• What needs to be done: Please pull out every line that includes the string "page".

### The records ###

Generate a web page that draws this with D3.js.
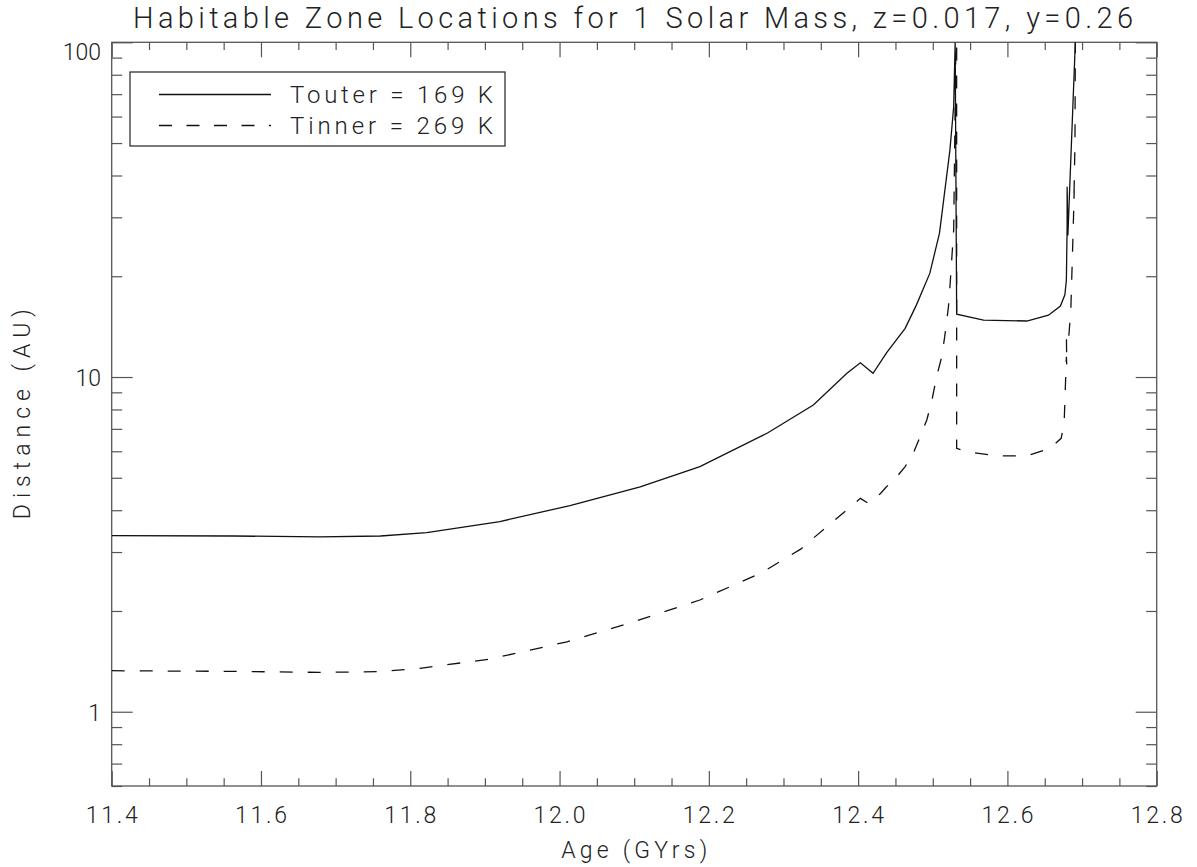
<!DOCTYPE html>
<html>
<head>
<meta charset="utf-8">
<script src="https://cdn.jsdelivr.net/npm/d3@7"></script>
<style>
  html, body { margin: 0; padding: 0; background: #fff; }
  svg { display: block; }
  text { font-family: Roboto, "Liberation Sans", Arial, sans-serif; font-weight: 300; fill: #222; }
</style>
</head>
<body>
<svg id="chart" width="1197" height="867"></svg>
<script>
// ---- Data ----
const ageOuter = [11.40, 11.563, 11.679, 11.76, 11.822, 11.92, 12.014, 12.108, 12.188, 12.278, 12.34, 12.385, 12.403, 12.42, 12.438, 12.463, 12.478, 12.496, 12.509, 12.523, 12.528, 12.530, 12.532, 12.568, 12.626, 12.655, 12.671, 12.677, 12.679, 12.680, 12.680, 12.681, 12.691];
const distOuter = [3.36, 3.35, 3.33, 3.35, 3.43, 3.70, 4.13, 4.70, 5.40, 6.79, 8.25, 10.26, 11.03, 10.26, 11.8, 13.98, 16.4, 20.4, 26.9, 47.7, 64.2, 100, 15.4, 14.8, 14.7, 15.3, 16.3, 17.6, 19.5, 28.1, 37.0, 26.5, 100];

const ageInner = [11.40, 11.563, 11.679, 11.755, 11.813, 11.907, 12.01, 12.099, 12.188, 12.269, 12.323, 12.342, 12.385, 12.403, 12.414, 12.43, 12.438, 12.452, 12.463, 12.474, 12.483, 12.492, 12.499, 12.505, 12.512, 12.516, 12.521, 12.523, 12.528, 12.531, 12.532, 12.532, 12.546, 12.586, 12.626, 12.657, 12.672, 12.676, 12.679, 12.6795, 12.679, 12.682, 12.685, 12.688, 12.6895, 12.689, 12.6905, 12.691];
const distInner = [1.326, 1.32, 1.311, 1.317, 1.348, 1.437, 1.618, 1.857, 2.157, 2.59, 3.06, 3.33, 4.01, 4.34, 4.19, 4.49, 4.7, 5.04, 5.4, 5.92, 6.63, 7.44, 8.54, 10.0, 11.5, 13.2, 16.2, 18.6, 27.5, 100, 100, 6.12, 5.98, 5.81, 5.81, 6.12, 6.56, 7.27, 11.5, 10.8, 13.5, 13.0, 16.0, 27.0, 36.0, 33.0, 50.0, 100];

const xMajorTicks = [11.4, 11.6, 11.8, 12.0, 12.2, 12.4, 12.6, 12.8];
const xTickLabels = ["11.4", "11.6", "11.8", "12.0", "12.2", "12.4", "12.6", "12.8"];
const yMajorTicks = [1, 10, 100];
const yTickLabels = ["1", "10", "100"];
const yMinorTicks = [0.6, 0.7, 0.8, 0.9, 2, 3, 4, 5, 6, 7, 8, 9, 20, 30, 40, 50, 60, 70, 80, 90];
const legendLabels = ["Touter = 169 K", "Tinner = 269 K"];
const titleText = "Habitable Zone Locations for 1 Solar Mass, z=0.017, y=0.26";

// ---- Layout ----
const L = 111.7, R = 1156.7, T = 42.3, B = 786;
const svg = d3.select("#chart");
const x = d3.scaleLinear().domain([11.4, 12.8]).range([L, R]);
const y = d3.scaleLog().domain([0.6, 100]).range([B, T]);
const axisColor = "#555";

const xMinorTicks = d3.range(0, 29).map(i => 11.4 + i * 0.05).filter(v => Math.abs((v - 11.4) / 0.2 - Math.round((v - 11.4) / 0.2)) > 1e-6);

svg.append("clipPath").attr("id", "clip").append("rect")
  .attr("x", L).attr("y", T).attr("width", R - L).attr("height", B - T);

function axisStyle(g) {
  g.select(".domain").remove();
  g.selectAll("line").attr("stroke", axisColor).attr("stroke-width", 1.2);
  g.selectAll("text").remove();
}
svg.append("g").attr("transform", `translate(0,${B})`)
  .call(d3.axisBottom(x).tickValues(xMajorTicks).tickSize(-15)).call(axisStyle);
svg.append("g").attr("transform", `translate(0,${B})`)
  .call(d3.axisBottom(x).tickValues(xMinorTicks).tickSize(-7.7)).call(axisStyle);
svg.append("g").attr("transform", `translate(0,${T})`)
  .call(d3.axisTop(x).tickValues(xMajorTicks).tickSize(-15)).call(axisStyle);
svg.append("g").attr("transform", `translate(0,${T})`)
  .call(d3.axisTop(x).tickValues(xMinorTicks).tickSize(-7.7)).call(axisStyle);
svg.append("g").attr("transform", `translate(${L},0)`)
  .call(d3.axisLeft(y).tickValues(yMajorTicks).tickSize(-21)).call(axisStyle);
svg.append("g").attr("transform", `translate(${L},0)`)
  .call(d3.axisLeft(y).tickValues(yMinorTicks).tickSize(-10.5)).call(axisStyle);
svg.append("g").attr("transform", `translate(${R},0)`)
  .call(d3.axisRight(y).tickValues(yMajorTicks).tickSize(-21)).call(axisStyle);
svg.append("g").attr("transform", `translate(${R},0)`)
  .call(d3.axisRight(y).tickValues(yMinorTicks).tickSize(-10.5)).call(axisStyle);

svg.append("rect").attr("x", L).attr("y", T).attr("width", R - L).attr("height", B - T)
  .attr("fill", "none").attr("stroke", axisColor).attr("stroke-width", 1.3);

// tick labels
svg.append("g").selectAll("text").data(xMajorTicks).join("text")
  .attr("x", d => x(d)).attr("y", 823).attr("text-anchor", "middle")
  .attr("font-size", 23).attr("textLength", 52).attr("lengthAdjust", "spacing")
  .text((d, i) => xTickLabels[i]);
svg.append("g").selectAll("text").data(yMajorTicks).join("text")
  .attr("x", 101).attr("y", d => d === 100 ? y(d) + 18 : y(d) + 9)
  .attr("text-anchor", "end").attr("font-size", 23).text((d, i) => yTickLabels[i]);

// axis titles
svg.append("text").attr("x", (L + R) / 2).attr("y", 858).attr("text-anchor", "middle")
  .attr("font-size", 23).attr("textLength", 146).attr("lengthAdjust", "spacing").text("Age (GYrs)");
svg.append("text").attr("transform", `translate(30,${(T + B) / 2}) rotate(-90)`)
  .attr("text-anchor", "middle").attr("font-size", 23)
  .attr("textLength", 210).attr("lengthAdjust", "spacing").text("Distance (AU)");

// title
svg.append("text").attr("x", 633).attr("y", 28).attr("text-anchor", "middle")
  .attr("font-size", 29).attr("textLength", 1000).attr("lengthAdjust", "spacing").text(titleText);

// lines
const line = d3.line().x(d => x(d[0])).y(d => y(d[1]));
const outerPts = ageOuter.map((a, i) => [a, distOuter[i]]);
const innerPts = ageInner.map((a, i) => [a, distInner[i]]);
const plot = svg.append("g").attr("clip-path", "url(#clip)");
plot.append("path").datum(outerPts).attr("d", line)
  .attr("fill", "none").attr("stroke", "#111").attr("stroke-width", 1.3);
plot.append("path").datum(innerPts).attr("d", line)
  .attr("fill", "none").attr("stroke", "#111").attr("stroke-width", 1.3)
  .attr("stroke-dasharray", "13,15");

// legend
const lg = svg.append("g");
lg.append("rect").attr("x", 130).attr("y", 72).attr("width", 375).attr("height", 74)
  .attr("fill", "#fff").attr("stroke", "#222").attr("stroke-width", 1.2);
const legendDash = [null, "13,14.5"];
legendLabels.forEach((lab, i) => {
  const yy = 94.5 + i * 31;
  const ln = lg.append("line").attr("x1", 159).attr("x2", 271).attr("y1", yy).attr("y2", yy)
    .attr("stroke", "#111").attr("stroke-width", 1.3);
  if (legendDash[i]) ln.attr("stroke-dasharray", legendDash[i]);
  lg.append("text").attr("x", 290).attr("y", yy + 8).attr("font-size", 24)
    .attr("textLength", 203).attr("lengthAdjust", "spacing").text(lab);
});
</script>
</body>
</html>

###
### The records ###

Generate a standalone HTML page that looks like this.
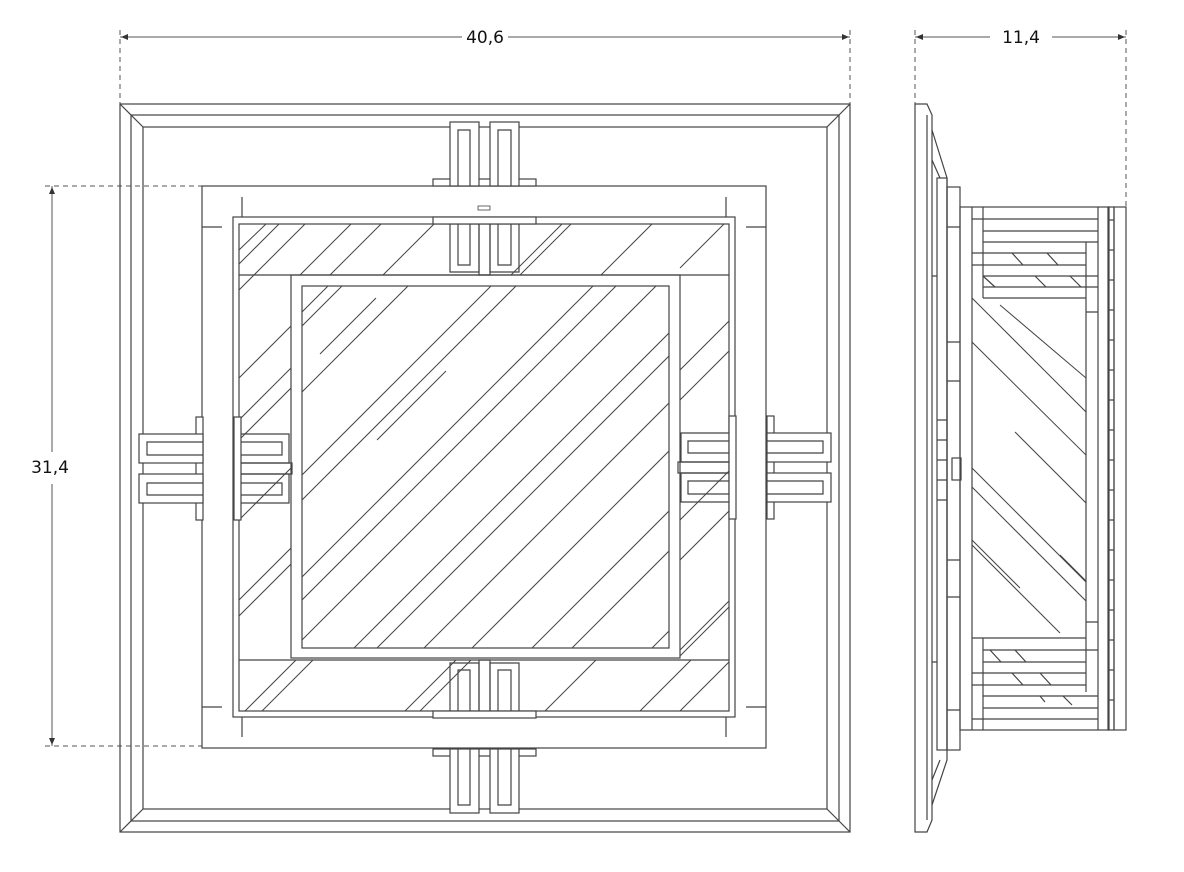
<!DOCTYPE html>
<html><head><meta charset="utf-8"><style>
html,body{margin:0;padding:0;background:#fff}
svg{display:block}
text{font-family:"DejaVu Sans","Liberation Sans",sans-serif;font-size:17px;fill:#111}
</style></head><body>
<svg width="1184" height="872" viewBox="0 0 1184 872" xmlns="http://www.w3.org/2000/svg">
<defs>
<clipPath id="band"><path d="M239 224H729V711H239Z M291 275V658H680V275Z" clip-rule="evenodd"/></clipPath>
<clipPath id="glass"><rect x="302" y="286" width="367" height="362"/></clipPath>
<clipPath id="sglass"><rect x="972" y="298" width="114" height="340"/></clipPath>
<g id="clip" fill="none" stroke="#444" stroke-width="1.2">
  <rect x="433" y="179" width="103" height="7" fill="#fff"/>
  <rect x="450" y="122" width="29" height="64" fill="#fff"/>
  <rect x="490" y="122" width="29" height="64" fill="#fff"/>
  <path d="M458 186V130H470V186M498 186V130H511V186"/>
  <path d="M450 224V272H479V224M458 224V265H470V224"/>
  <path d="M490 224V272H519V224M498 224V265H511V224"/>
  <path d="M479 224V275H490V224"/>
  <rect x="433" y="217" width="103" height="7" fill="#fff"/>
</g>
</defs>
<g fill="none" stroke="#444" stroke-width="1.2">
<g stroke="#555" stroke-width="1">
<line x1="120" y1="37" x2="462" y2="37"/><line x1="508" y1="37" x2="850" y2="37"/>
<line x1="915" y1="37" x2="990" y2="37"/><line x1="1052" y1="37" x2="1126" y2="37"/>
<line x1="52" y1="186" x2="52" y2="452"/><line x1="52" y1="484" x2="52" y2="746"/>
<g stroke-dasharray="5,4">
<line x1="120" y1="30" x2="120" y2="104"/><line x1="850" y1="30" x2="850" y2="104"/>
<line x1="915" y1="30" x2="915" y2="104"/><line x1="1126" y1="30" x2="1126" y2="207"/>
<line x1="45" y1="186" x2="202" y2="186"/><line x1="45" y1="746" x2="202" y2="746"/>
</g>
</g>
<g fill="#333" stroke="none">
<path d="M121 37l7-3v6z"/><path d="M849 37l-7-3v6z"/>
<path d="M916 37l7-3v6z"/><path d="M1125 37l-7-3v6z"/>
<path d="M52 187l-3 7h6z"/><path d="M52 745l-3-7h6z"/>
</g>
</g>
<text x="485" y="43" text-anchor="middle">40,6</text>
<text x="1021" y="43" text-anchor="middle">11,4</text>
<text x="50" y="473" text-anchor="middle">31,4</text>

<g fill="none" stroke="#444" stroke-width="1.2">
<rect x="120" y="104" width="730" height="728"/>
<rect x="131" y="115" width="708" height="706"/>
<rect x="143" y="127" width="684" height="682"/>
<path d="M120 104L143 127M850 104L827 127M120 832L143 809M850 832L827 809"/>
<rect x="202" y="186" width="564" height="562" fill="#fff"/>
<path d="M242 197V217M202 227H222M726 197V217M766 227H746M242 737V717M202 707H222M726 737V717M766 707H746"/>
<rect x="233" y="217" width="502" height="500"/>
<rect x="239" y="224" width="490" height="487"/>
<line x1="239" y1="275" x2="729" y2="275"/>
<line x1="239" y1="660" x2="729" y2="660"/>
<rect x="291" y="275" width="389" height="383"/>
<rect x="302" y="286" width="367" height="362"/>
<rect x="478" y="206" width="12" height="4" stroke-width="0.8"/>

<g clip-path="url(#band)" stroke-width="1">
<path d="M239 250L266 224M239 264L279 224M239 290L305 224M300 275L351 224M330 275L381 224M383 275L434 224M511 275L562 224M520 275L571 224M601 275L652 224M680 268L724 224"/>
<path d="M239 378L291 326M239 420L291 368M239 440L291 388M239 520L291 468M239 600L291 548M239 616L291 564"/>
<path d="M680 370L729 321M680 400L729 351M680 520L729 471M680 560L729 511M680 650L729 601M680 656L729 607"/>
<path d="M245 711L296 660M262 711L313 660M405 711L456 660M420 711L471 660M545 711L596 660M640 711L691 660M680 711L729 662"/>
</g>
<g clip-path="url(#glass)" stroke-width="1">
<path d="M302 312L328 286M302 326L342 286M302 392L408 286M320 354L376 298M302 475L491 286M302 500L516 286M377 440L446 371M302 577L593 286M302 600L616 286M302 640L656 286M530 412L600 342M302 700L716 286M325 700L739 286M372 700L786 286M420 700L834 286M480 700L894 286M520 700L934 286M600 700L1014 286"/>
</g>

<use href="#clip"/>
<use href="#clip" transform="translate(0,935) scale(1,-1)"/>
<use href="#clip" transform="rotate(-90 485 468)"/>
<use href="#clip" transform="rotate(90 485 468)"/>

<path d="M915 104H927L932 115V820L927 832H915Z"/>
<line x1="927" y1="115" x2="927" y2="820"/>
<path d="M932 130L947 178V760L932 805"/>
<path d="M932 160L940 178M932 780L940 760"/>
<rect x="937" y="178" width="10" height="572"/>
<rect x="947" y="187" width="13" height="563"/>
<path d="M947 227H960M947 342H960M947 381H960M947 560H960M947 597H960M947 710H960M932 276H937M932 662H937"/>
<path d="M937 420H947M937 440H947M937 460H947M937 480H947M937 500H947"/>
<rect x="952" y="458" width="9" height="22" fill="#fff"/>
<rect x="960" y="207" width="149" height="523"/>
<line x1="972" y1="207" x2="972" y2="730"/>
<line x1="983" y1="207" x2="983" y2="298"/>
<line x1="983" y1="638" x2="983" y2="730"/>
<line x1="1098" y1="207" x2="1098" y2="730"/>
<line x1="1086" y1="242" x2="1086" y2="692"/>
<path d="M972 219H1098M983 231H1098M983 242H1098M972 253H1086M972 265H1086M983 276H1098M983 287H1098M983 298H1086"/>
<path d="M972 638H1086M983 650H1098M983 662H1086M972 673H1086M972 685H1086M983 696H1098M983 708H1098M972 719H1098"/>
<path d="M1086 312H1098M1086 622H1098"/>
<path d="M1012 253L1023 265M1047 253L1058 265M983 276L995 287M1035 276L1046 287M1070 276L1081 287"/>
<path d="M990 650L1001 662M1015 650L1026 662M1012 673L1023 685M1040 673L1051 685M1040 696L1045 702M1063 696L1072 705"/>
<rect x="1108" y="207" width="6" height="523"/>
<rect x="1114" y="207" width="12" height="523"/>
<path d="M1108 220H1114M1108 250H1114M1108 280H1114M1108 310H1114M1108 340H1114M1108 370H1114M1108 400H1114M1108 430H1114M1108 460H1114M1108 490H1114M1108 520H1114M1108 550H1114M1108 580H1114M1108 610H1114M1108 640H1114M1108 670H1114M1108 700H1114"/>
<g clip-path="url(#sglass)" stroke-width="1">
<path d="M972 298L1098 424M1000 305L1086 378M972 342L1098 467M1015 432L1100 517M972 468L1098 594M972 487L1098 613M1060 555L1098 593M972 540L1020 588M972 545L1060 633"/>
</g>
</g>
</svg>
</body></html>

###

• Answer to the exercise:
Generate a web page that draws this with D3.js.
Generate a standalone HTML page that looks like this.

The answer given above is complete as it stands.